La géographie de l’île se partage en intérieurs délabrés et en extérieurs sinistres, qu’unifie une photographie uniformément "sale", entre la grisaille et l’anthracite, comme si le support avait été préalablement enduit de charbon : remises et greniers poussiéreux, entrepôts et hangars sordides, manèges sombres et réduits aux murs détériorés constituent la Cour de Goto.
Mais la véritable distribution de cet espace ne s'opère ni par la narration, ni par les personnages, mais par les objets, le film apparaissant vite comme un pur et simple processus de fétichisation, investissant peu à peu jusqu'aux personnages, eux-mêmes fétichisés. Trois "séries" privilégiées cristallisent ces rapports au sein d’une érotisation progressive de l’espace : les machines, les animaux, les corps.

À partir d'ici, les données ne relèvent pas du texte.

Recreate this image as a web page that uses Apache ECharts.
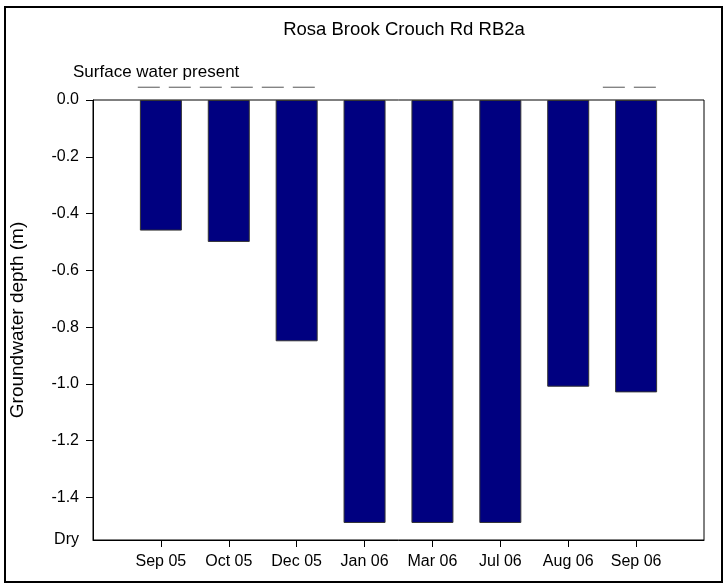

Les machines d'abord, oppressantes ou familières, "naturelles" ou monstrueusement "bricolées", sont objets de contrainte, de torture, ou encore mystérieux totems, oracles : cage d'ascenseur, treuils, wagonnets, guillotine, que signalent et différencient toute une gamme de grincements et stridences métalliques ; ou boîte attrappe-mouches, instruments de musique, support à chaussures : débarassés de tout coefficient décoratif, ils ont pour fonction d’asservir les personnages et d’instrumentaliser le récit, agents ou substituts de délicats vertiges d’où tout masochisme n'est pas absent.
La série-animaux (chevaux, chiens, mouches), intermédiaire entre les machines et les corps, leur sert de relais et fixe, sensuellement et métaphoriquement, le mouvement ininterrompu des hantises et des désirs, que vient parfaire la vision soudaine des corps offerts, au bain ou à l’adultère (...).
Un amour maniaque des matières préside à ces arrangements où la présence sensible du bois, du métal, des étoffes, des épidermes (des bruits aussi, admirables de densité, et des voix) n'efface pas celle de la main qui les a ordonnées. Encore Bruno Schulz: "le démiurge rend la matière invisible, la fait disparaître sous le jeu de la vie. Nous, au contraire, nous en aimons le grincement et la résistance, nous adorons sa maladresse de golem". Ici reparaît Borowczyk-animateur : par delà la mise en œuvre de cette magistrale fable rase où se déploie, atrocement drôle, une conception particulièrement originale du burlesque morbide, tout nous invite à considérer ce nouveau "traité des mannequins" comme l'accomplissement de l’œuvre antérieure, autant que comme nouveau départ."